Una postilla: naturalmente un federalismo senza (o con poca) autonomia tributaria locale, dove le imposte sono statali e vengono ripartite tra i territori sulla base del principio “ognuno si tiene una quota delle proprie imposte” (si chiamano “compartecipazioni”) non soffre di questa contraddizione. Peccato che con un modello siffatto – che in parte è quello che stiamo realizzando – gli amministratori locali in pratica continuerebbero a decidere sulle spese ma non sulle entrate.
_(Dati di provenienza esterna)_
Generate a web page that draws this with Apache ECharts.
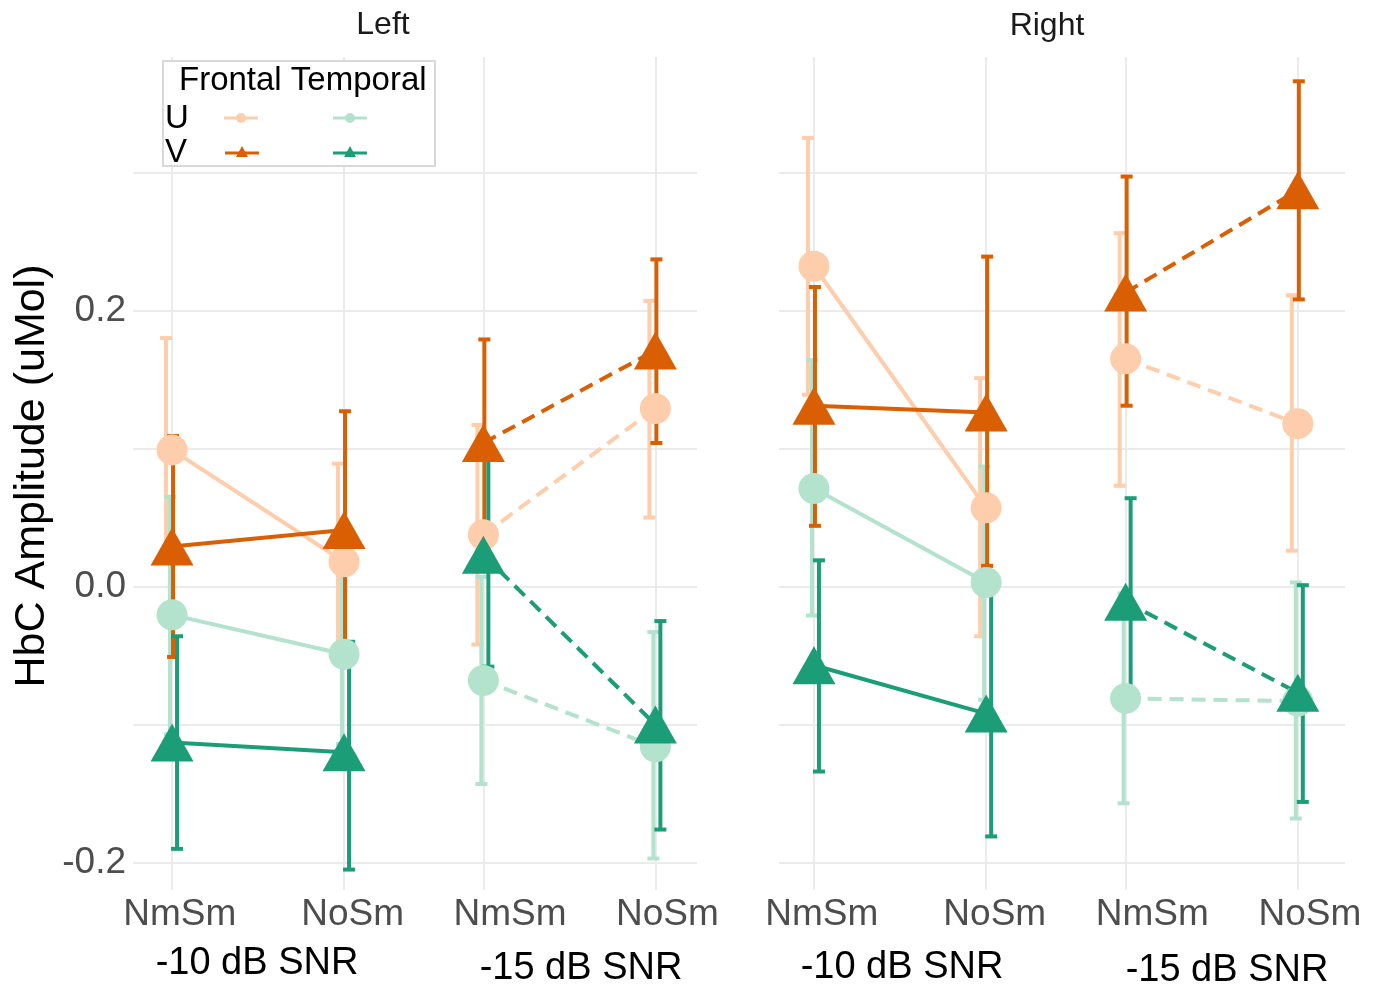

Un modo per scegliere contro autonomia e responsabilità locale.

PAREGGIO IN COSTITUZIONE? “VASTE PROGRAMME…”

Una nuova regola costituzionale che preveda l’obbligo del bilancio in pareggio segnalerebbe ai mercati la ferma volontà di raggiungere e di mantenere la disciplina fiscale ben più di quanto è possibile fare con provvedimenti del governo pro tempore. Non mancano, però, controindicazioni. A cominciare dal fatto la tenuta di una regola riferita alla spesa totale prefigura un incubo procedurale.

OLTRE LA MANOVRA

Nel dibattito pubblico l’attenzione si è concentrata solo sulla manovra del luglio 2011 dimenticando gli effetti di trascinamento dei vari interventi di finanza pubblica precedenti. Una valutazione complessiva dei dati di bilancio indica che le entrate hanno giocato un ruolo importante, ma inferiore al 50 per cento nella riduzione del deficit. E che più che di rinvio della manovra al 2013-14, si dovrebbe parlare di un alleggerimento sul 2012 rispetto al 2011.